Gets a list of normalized code points after reading from a string.
Parameters:
-
str: The parameter str is a text string.
-
form: Specifies the normalization form to use when normalizing the text.
Return Value:
A list of the normalized Unicode characters.
Exceptions:
- System.ArgumentNullException: The parameter str is null.
public static bool IsNormalized( int[] charArray, PeterO.Text.Normalization form);
Deprecated. Either convert the array to a string or wrap it in an ICharacterInput and call the corresponding overload instead.
Determines whether the given array of characters is in the given Unicode normalization form.
Parameters:
-
charArray: An array of Unicode code points.
-
form: Specifies the normalization form to use when normalizing the text.
Return Value:
true
if the given list of characters is in the given Unicode normalization form; otherwise, false
.
Exceptions:
- System.ArgumentNullException: The parameter “charList” is null.
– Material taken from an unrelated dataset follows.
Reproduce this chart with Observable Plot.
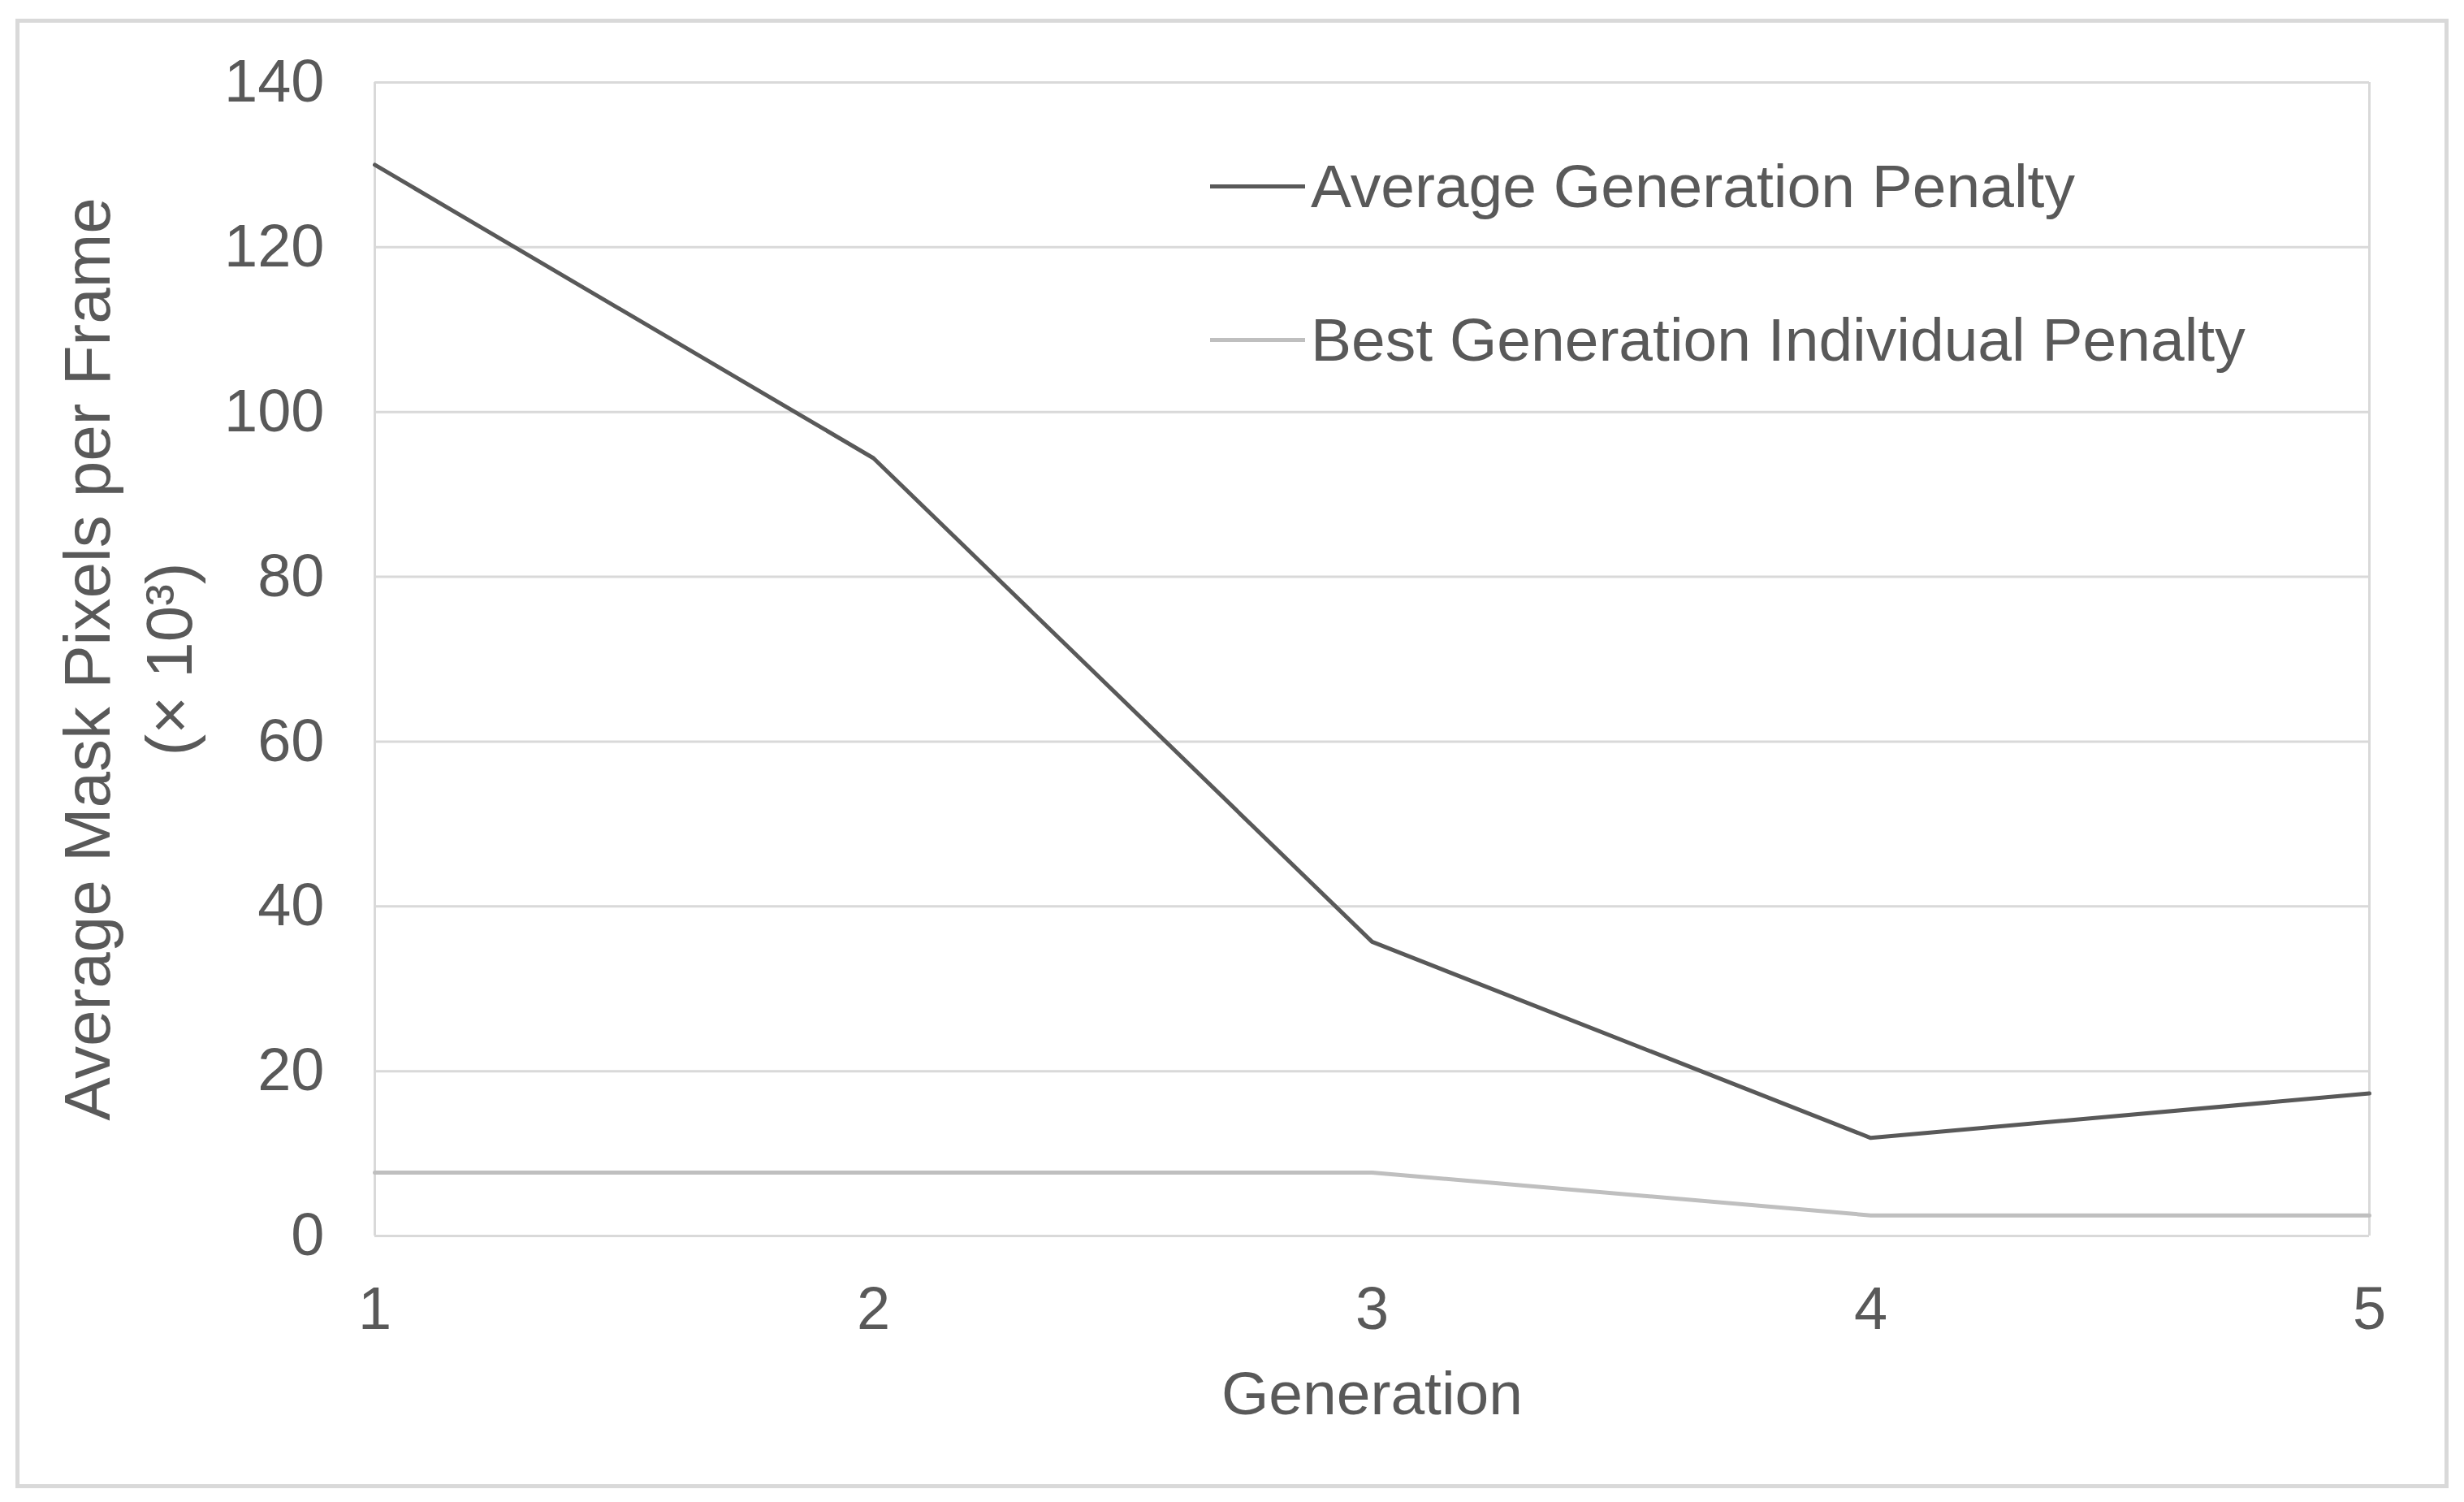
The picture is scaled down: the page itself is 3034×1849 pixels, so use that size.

public static bool IsNormalized( PeterO.Text.ICharacterInput chars, PeterO.Text.Normalization form);
Determines whether the text provided by a character input is normalized.
Parameters:
-
chars: A object that implements a streamable character input.
-
form: Specifies the normalization form to check.
Return Value:
true
if the text is normalized; otherwise, false
.
Exceptions:
- System.ArgumentNullException: The parameter chars is null.
public static bool IsNormalized( string str, PeterO.Text.Normalization form);
Determines whether the given string is in the given Unicode normalization form.
Parameters:
-
str: An arbitrary string.
-
form: Specifies the normalization form to use when normalizing the text.
Return Value:
true
if the given string is in the given Unicode normalization form; otherwise, false
. Returns false
if the string contains an unpaired surrogate code point.
Exceptions:
- System.ArgumentNullException: The parameter str is null.
public static bool IsNormalized( System.Collections.Generic.IList charList, PeterO.Text.Normalization form);
Deprecated. Either convert the list to a string or wrap it in an ICharacterInput and call the corresponding overload instead.
Determines whether the given list of characters is in the given Unicode normalization form.
Parameters:
-
charList: A list of Unicode code points.
-
form: Specifies the normalization form to use when normalizing the text.
Return Value:
true
if the given list of characters is in the given Unicode normalization form; otherwise, false
.
Exceptions:
- System.ArgumentNullException: The parameter charList is null.
public static string Normalize( string str, PeterO.Text.Normalization form);
Converts a string to the given Unicode normalization form.
Parameters:
-
str: An arbitrary string.
-
form: The Unicode normalization form to convert to.
Return Value:
The parameter str converted to the given normalization form.
Exceptions:
-
System.ArgumentException: The parameter str contains an unpaired surrogate code point.
-
System.ArgumentNullException: The parameter str is null.
public sealed int Read( int[] chars, int index, int length);
Reads a sequence of Unicode code points from a data source.
Parameters:
-
chars: Output buffer.
-
index: An index starting at 0 showing where the desired portion of chars begins.
-
length: The number of elements in the desired portion of chars (but not more than chars ‘s length).
Return Value:
The number of Unicode code points read, or 0 if the end of the source is reached.
Exceptions:
-
System.ArgumentNullException: The parameter chars is null.
-
System.ArgumentException: Either index or length is less than 0 or greater than chars ‘s length, or chars ‘s length minus index is less than length .
public sealed int ReadChar();
Reads a Unicode character from a data source.
Return Value:
Either a Unicode code point (from 0-0xd7ff or from 0xe000 to 0x10ffff), or the value -1 indicating the end of the source.